(WRITTEN TASK) From the first line of the entries below through the line bearing "arc[start angle=270, end", write out each line exactly. Omit pictures.
======
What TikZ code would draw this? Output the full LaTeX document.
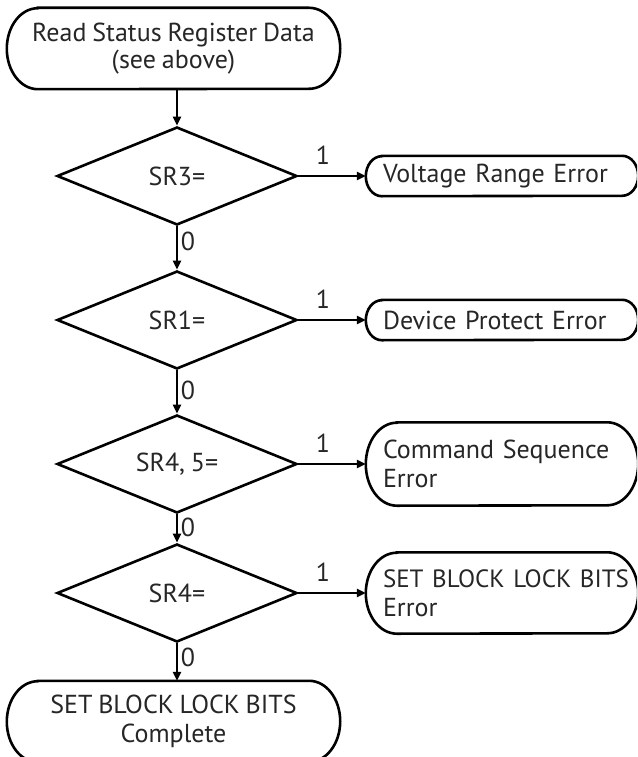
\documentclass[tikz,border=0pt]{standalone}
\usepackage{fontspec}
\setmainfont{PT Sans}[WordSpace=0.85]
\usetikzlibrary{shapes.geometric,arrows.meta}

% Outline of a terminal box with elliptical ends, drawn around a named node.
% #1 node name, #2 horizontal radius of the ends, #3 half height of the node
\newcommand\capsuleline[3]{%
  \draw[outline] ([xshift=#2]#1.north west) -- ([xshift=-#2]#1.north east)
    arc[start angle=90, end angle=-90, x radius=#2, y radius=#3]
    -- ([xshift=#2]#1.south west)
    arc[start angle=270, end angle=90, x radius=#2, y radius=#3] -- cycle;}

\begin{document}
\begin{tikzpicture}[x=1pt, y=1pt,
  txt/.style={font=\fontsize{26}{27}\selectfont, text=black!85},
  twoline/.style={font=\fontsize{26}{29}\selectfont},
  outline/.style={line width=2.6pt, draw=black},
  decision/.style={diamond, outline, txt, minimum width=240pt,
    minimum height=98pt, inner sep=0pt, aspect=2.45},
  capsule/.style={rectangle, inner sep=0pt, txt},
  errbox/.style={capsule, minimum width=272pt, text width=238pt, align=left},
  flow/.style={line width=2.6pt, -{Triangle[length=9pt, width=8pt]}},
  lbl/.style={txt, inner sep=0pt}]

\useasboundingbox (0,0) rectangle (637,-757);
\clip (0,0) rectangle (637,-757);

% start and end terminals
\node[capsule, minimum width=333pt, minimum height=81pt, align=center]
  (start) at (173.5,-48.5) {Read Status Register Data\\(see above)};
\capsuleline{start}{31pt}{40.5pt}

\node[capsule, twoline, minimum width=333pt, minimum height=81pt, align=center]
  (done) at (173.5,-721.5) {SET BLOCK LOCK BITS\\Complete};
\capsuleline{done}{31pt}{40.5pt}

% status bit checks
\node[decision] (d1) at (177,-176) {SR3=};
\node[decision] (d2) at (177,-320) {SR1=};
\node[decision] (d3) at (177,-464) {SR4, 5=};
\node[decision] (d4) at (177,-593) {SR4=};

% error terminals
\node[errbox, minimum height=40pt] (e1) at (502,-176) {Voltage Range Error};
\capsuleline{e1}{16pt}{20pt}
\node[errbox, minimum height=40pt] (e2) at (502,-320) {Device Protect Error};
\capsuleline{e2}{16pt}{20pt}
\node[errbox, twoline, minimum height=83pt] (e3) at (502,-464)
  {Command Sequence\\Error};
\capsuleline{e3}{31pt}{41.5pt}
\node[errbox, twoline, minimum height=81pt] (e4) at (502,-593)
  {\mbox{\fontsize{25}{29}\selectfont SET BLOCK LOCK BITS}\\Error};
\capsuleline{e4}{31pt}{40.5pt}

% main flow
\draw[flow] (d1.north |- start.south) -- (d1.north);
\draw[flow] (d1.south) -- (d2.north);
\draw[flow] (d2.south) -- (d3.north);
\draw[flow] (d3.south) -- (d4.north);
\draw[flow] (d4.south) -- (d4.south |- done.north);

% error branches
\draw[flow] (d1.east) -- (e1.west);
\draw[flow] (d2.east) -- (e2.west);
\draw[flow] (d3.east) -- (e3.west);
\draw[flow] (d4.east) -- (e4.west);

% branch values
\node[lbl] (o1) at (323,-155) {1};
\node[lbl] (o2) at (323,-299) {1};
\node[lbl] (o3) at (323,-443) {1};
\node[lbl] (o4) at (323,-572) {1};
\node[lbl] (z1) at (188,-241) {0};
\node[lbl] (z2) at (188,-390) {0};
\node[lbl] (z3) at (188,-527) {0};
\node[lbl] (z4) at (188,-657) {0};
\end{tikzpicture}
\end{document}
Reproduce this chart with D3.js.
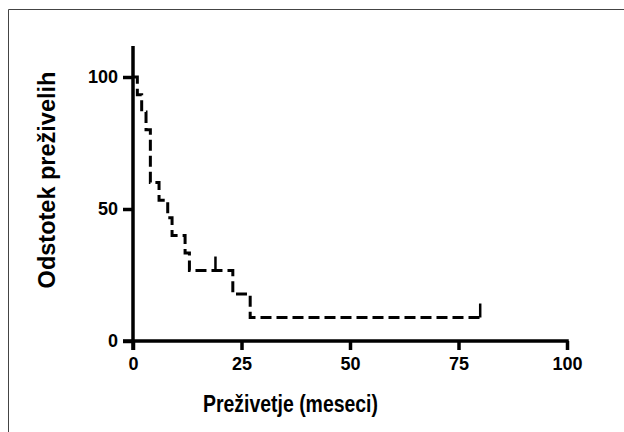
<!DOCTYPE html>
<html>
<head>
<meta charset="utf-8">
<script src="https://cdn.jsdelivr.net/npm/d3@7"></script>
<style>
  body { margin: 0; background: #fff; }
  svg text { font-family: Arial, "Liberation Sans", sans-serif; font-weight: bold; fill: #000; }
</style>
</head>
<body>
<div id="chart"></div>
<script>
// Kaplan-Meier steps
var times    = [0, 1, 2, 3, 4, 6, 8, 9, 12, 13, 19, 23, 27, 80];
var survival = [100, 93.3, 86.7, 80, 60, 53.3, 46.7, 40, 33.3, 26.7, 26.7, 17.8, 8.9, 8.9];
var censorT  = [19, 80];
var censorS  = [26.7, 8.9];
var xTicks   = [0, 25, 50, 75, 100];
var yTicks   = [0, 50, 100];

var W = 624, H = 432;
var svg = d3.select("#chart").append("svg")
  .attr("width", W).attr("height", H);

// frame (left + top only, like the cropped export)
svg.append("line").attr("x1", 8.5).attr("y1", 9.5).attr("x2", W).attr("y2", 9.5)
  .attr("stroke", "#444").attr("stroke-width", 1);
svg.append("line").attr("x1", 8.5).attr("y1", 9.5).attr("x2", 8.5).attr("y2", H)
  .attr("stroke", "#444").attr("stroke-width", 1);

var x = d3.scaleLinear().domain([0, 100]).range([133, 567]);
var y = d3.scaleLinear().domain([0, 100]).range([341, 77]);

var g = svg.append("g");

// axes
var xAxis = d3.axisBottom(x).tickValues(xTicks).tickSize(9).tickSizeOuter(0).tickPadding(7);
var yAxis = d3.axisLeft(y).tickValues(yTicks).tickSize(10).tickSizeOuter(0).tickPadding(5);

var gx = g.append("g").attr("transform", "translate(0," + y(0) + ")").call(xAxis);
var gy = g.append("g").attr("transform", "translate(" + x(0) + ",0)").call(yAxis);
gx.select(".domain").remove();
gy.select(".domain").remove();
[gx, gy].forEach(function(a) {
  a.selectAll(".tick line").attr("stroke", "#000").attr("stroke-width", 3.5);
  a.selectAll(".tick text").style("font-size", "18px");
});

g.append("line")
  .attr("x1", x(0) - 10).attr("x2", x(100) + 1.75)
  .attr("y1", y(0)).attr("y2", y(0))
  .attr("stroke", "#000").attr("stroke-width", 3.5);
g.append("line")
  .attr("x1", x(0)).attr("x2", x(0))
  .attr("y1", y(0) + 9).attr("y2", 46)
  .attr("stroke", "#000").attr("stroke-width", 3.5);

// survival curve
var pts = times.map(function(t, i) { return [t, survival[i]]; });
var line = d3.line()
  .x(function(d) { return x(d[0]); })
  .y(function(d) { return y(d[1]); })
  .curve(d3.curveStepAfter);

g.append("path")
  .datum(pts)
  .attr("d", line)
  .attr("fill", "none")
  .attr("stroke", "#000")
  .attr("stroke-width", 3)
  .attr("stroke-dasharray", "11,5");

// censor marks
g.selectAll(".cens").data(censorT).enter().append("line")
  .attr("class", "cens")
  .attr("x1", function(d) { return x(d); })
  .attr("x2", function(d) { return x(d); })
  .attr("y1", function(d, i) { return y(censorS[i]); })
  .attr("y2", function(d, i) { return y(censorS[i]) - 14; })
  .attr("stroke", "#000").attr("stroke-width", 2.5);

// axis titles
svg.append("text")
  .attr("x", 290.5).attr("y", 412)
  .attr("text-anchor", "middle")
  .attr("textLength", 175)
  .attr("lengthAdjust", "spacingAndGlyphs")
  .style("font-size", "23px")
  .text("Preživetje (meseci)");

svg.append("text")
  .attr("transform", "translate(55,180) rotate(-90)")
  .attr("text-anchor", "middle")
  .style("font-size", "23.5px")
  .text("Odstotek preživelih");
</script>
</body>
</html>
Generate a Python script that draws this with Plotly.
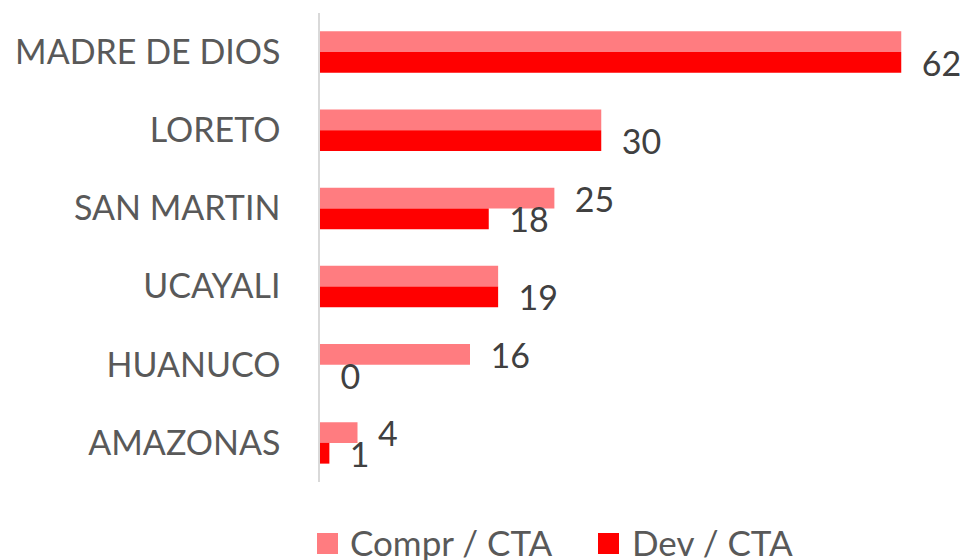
======
(EXERCISE ANSWER)
What TikZ code would draw this? Output the full LaTeX document.
\documentclass[tikz,border=0pt]{standalone}
\usepackage{fontspec}
\setmainfont{PT Sans}[WordSpace=0.85]
\usetikzlibrary{shapes.geometric,arrows.meta}

% Outline of a terminal box with elliptical ends, drawn around a named node.
% #1 node name, #2 horizontal radius of the ends, #3 half height of the node
\newcommand\capsuleline[3]{%
  \draw[outline] ([xshift=#2]#1.north west) -- ([xshift=-#2]#1.north east)
    arc[start angle=90, end angle=-90, x radius=#2, y radius=#3]
    -- ([xshift=#2]#1.south west)
    arc[start angle=270, end angle=90, x radius=#2, y radius=#3] -- cycle;}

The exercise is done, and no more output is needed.